Famous for being the private island playground of the rich and famous (some resorts secretly pride themselves on being the place billionaires go to escape the millionaires), Fiji doesn’t typically come to mind as a budget-friendly destination. Fortunately, a trip to the islands doesn’t have to cost a pretty penny.

With a little planning and local knowledge, you can experience the beauty of Fiji without taking out a loan. Armed with a comfortable pair of shoes, a bathing suit and your own snorkeling gear, you’ll have a trip that’ll rival that of a big spender. 

When it comes to experiencing Fiji on a budget, here’s what you can expect to spend on essentials as well as insider tips to saving money.

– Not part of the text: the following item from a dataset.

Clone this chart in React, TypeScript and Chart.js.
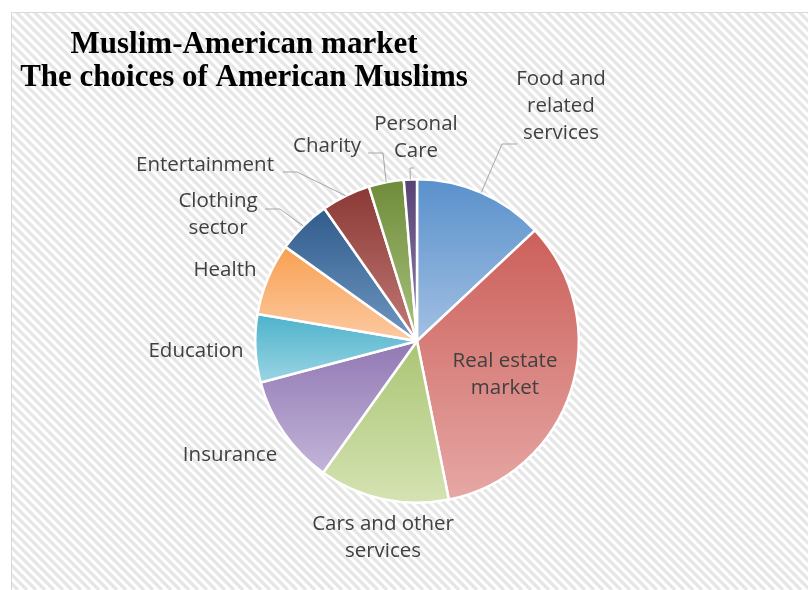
import React, { useEffect, useRef } from 'react';
import { Chart, registerables } from 'chart.js';

Chart.register(...registerables);

const titleLines = ['Muslim-American market', 'The choices of American Muslims'];

const categories = [
  'Food and related services',
  'Real estate market',
  'Cars and other services',
  'Insurance',
  'Education',
  'Health',
  'Clothing sector',
  'Entertainment',
  'Charity',
  'Personal Care',
];

const shares = [13, 33.8, 13, 11, 6.8, 7.2, 5.4, 4.9, 3.5, 1.3];

const labelLines = [
  ['Food and', 'related', 'services'],
  ['Real estate', 'market'],
  ['Cars and other', 'services'],
  ['Insurance'],
  ['Education'],
  ['Health'],
  ['Clothing', 'sector'],
  ['Entertainment'],
  ['Charity'],
  ['Personal', 'Care'],
];

// styles (gradient top -> bottom of each slice)
const topColors = ['#5990cb', '#cc5f5a', '#aac573', '#9178b4', '#4db2cb', '#f8a052', '#2f5b8b', '#8a3835', '#6e8b39', '#574373'];
const bottomColors = ['#a2c0e3', '#e6a8a5', '#d5e3b3', '#c3b5d8', '#9ad5e4', '#fccaa2', '#7097c2', '#c27a76', '#aac37f', '#9181ad'];

// label placement relative to pie centre (px): text centre, optional leader elbow and end
type LabelPos = { dx: number; dy: number; elbow?: [number, number]; end?: [number, number] };
const labelLayout: LabelPos[] = [
  { dx: 144, dy: -235, elbow: [85, -197], end: [100, -197] },
  { dx: 88, dy: 34 },
  { dx: -34, dy: 197 },
  { dx: -187, dy: 114 },
  { dx: -221, dy: 10 },
  { dx: -192, dy: -71 },
  { dx: -199, dy: -126, elbow: [-137, -132], end: [-152, -132] },
  { dx: -212, dy: -176, elbow: [-120, -169], end: [-134, -169] },
  { dx: -90, dy: -195, elbow: [-34, -188], end: [-49, -188] },
  { dx: -1, dy: -203.5, elbow: [-7, -173], end: [-3, -173] },
];

const FRAME_X = 11.5;
const FRAME_Y = 12.5;

function sliceYBounds(chart: any, index: number) {
  const area = chart.chartArea;
  const cx = (area.left + area.right) / 2;
  const cy = (area.top + area.bottom) / 2;
  const r = Math.min(area.right - area.left, area.bottom - area.top) / 2;
  const total = shares.reduce((a, b) => a + b, 0);
  let cum = 0;
  for (let i = 0; i < index; i++) cum += shares[i];
  const a0 = -Math.PI / 2 + (2 * Math.PI * cum) / total;
  const a1 = -Math.PI / 2 + (2 * Math.PI * (cum + shares[index])) / total;
  const ys = [cy, cy + r * Math.sin(a0), cy + r * Math.sin(a1)];
  const includes = (ang: number) => {
    for (let k = -1; k <= 2; k++) {
      const t = ang + k * 2 * Math.PI;
      if (t >= a0 && t <= a1) return true;
    }
    return false;
  };
  if (includes(Math.PI / 2)) ys.push(cy + r);
  if (includes(-Math.PI / 2)) ys.push(cy - r);
  return { min: Math.min(...ys), max: Math.max(...ys) };
}

const decorPlugin = {
  id: 'decor',
  beforeDraw(chart: any) {
    const { ctx, width, height } = chart;
    ctx.save();
    ctx.fillStyle = '#ffffff';
    ctx.fillRect(0, 0, width, height);
    ctx.beginPath();
    ctx.rect(FRAME_X, FRAME_Y, width - FRAME_X, height - FRAME_Y);
    ctx.clip();
    ctx.strokeStyle = '#e6e6e6';
    ctx.lineWidth = 3.3;
    const step = 9;
    for (let x = -height; x < width + height; x += step) {
      ctx.beginPath();
      ctx.moveTo(x, 0);
      ctx.lineTo(x + height, height);
      ctx.stroke();
    }
    ctx.restore();
    ctx.save();
    ctx.strokeStyle = '#d9d9d9';
    ctx.lineWidth = 1;
    ctx.beginPath();
    ctx.moveTo(FRAME_X, height);
    ctx.lineTo(FRAME_X, FRAME_Y);
    ctx.lineTo(width, FRAME_Y);
    ctx.stroke();
    ctx.restore();
  },
  afterDraw(chart: any) {
    const { ctx } = chart;
    const meta = chart.getDatasetMeta(0);
    const area = chart.chartArea;
    const cx = (area.left + area.right) / 2;
    const cy = (area.top + area.bottom) / 2;
    ctx.save();
    // title
    ctx.fillStyle = '#000000';
    ctx.textAlign = 'center';
    ctx.textBaseline = 'middle';
    ctx.font = 'bold 31px "Liberation Serif", serif';
    ctx.fillText(titleLines[0], 244, 45);
    ctx.fillText(titleLines[1], 244, 78);

    // leaders
    ctx.strokeStyle = '#a6a6a6';
    ctx.lineWidth = 1;
    meta.data.forEach((arc: any, i: number) => {
      const lp = labelLayout[i];
      if (!lp.elbow || !lp.end) return;
      const mid = (arc.startAngle + arc.endAngle) / 2;
      const r = arc.outerRadius;
      ctx.beginPath();
      ctx.moveTo(cx + r * Math.cos(mid), cy + r * Math.sin(mid));
      ctx.lineTo(cx + lp.elbow[0], cy + lp.elbow[1]);
      ctx.lineTo(cx + lp.end[0], cy + lp.end[1]);
      ctx.stroke();
    });

    // labels
    ctx.fillStyle = '#404040';
    ctx.font = '20.5px "Open Sans", sans-serif';
    const lh = 27;
    labelLines.forEach((lines, i) => {
      const lp = labelLayout[i];
      const x = cx + lp.dx;
      const y0 = cy + lp.dy - ((lines.length - 1) * lh) / 2;
      lines.forEach((t, k) => ctx.fillText(t, x, y0 + k * lh));
    });
    ctx.restore();
  },
};

export default function App() {
  const ref = useRef<HTMLCanvasElement>(null);
  useEffect(() => {
    if (!ref.current) return;
    const chart = new Chart(ref.current, {
      type: 'pie',
      data: {
        labels: categories,
        datasets: [
          {
            data: shares,
            backgroundColor: (c: any) => {
              const chart = c.chart;
              if (!chart.chartArea) return topColors[c.dataIndex];
              const b = sliceYBounds(chart, c.dataIndex);
              const g = chart.ctx.createLinearGradient(0, b.min, 0, b.max);
              g.addColorStop(0, topColors[c.dataIndex]);
              g.addColorStop(1, bottomColors[c.dataIndex]);
              return g;
            },
            borderColor: '#ffffff',
            borderWidth: 2.5,
          },
        ],
      },
      options: {
        responsive: false,
        maintainAspectRatio: false,
        animation: false,
        devicePixelRatio: 1,
        layout: { padding: { left: 254, right: 228, top: 178, bottom: 86 } },
        plugins: {
          legend: { display: false },
          tooltip: { enabled: false },
          title: { display: false },
        },
      },
      plugins: [decorPlugin],
    });
    return () => chart.destroy();
  }, []);
  return (
    <div style={{ position: 'absolute', left: 0, top: 0, width: 808, height: 590 }}>
      <canvas ref={ref} width={808} height={590} style={{ width: 808, height: 590, display: 'block' }} />
    </div>
  );
}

Woman with headphones lying on a hammock at the beach, Kadavu island Fiji
Before you book that resort stay, check the fine print on mandatory inclusions © Matteo Colombo / Getty Images

Tally up mandatory meal plans and transport before booking your accommodation

If you’re traveling to an outer island in Fiji and are about to book a resort stay, be sure to read the fine print on how much your stay will cost. Oftentimes, you’ll be required to purchase a mandatory meal plan and boat transport through the accommodation, which can add a huge cost to your trip. Before you commit, compare a handful of options to find the real winner of value. 

Limit your island hopping

For each island you visit, you’ll lose not only time, but also money. Once you leave Viti Levu, you’ll need a boat transfer or flight to connect you to the next island. If you’re still set on seeing as many islands as possible, it’s worth spending your time within the Mamanuca and Yasawa Islands and staying on islands that the Yasawa Flyer – a high-speed catamaran with hop-on hop-off passes – goes to.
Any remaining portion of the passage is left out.